Depreciation by Chemistry
| Chemistry | Year 1 value | Year 3 value | Year 5 value | Key driver |
| LiFePO₄ | 65–75% of MSRP | 45–55% | 30–40% | Cycle life confidence. Buyers know a 3-year-old LiFePO₄ unit with < 500 cycles has 85%+ of its cycle life remaining. |
| NMC | 50–60% | 25–35% | 10–20% | Cycle life uncertainty. A 3-year-old NMC unit is approaching the point where degradation accelerates. Buyers discount heavily. |
The chemistry premium is realized at resale. A LiFePO₄ power station costing $600 new retains approximately $360–450 after one year. An equivalent NMC unit retains $300–360. Over 5 years, the LiFePO₄ unit retains $180–240; the NMC unit retains $60–120 — essentially the value of the inverter and enclosure, with the battery valued at near zero.
What Drives Resale Value
- Battery chemistry. LiFePO₄ commands a premium. NMC units are discounted because the remaining cycle life is unknowable without specialized testing equipment.
- Cycle count. If the unit has a cycle counter (EcoFlow, Bluetti apps report this), a low cycle count (< 100) supports a higher asking price. A unit with 800+ cycles is priced closer to the "battery at end of life" value.

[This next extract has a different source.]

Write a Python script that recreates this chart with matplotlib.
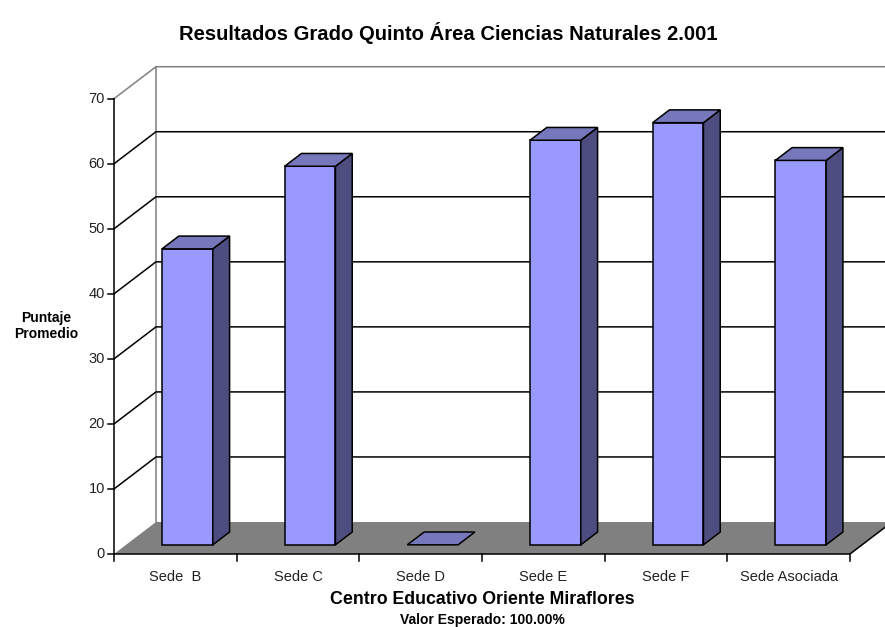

- Brand. EcoFlow, Jackery, and Anker retain value better than budget brands because of warranty transferability and parts availability. A 3-year-old Jackery can still be serviced; a 3-year-old no-name unit cannot.
- Cosmetic condition. Scratches and dents signal rough handling — a negative indicator for a device containing lithium batteries. Clean units sell faster and for more.
- Included accessories. A unit sold with its original solar panel, case, and cables commands a premium over a bare unit. Accessories cost $100–300 new but add $50–100 to resale value.
When to Sell
The optimal selling window for a LiFePO₄ power station is at the 2–3 year mark. The unit still has 90%+ of its rated cycle life remaining, the technology has not been obsoleted by a new generation, and the depreciation curve has flattened (year 1 depreciation is steepest; years 2–5 are gradual). Selling at year 2–3 recovers approximately 50% of the purchase price. Selling at year 5+ recovers 30–40% — not much less, but factoring in the additional 2–3 years of use, the cost per year of ownership is lower if you hold longer.
Buying Used
If you are comfortable with the risks, the secondary market offers value:
- Buy LiFePO₄ only. Do not buy a used NMC unit — the remaining cycle life is too uncertain.
- Verify cycle count via the manufacturer's app if available. If the seller cannot or will not show the cycle count, price the unit as if the battery is at 50% of rated life.
- Test all ports (AC, DC, USB) under load before purchase. The inverter and DC-DC converters can fail independently of the battery.
- Check for firmware updates. An outdated firmware version may indicate the unit has been in storage and not maintained.